Og and if I may add one more grievance... in all the years of iOS releases. I have never seen such a tortured, over engineered, bug ridden experience as th move to iOS 8. It took something like 6 betas to get to release, which by no way in any sense of the word was it truly ready at the time for public consumption. Battery and speed issues plagued it until 8.3. Yes, it took them nearly quadruple the time to have a proper release of the OS of any previous to it.
You could argue that this is to be expected when moving to a new UI. I'll grant that, however, the UI design has been far too exposed during it's evolution outside of beta. If they were going to change the UI, then they should have had the new design finished, then they could have focused resources on coding to solve bugs and backend interface idiosyncrasies. Rather they did design, test, release, bug test, bug fix, design, break fixes, test, release, and so on and so on.

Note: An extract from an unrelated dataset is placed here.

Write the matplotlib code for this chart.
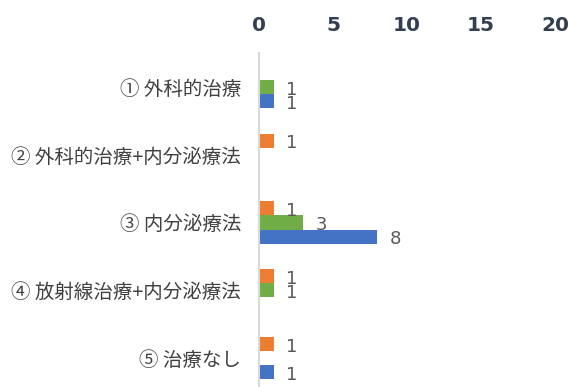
import matplotlib
matplotlib.use("Agg")
import matplotlib.pyplot as plt
import numpy as np

plt.rcParams['font.family'] = ['Noto Sans CJK JP', 'DejaVu Sans']

categories = ["① 外科的治療", "② 外科的治療+内分泌療法", "③ 内分泌療法",
              "④ 放射線治療+内分泌療法", "⑤ 治療なし"]
# series drawn top-to-bottom within each category
orange_vals = [0, 1, 1, 1, 1]
green_vals = [1, 0, 3, 1, 0]
blue_vals = [1, 0, 8, 0, 1]
x_ticks = [0, 5, 10, 15, 20]

W, H = 573, 387
fig = plt.figure(figsize=(W / 100, H / 100), dpi=100)
left, right = 259 / W, 555 / W
top_px, bottom_px = 53, 392
ax = fig.add_axes([left, (H - bottom_px) / H, right - left, (bottom_px - top_px) / H])

y = np.arange(len(categories))
h = 14 / 67.75
series = [(orange_vals, '#ED7D31', -h), (green_vals, '#70AD47', 0), (blue_vals, '#4472C4', h)]
for vals, col, off in series:
    for yi, v in zip(y, vals):
        if v == 0:
            continue
        ax.barh(yi + off, v, height=h, color=col, edgecolor='none')
        ax.annotate(str(v), xy=(v, yi + off), xytext=(9, -2), textcoords='offset points',
                    ha='left', va='center', fontsize=13, color='#595959',
                    family=['DejaVu Sans'])

ax.set_xlim(0, 20)
ax.set_ylim(len(categories) - 0.5, -0.5)
ax.set_xticks(x_ticks)
ax.xaxis.tick_top()
ax.tick_params(axis='x', length=0, pad=13, labelsize=14.5, labelcolor='#333F50')
for lbl in ax.get_xticklabels():
    lbl.set_fontweight('bold')
    lbl.set_family(['DejaVu Sans'])
ax.set_yticks(y)
ax.set_yticklabels(categories)
ax.tick_params(axis='y', length=0, pad=13, labelsize=14, labelcolor='#404040')
for s in ['top', 'right', 'bottom']:
    ax.spines[s].set_visible(False)
ax.spines['left'].set_color('#D9D9D9')
ax.spines['left'].set_linewidth(1.5)

fig.savefig('out.png', dpi=100)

This is a terrible process, and believe it or not. Quite a bit of talent has left or expressed concern about Apple's current direction over the past 2 years.
Thankfully, Apple is still so magnificent at what they do that few if any other competitors could effectively threaten or displace them in the next year or two. But past that, I would say they are running out of "room for experimentation" with this over zealous product for every circumstance approach. This fragmented product line was one of the MAJOR killers of the old Apple and it took someone like Jobs to come in and sort out that mess.
Tim Cook is a good CEO, he is a kind and thoughtful man, he is good with press and generally represents himself and his institution well. And Johnny Ive is a creative genius who's truly helped change the way many of us consider technology. But Apple is still missing something. It's missing the one voice in the room who's willing to say NO!
Jobs was very good at telling people NO, and various other colorful expressions, but the point is, he was unwilling to compromise on his standards for the sake of what he believed. You want a good PR image and Cook does bring that to the company but he needs to learn to say NO as his predecessor did or the very thing that made Apple special may fade into the distance.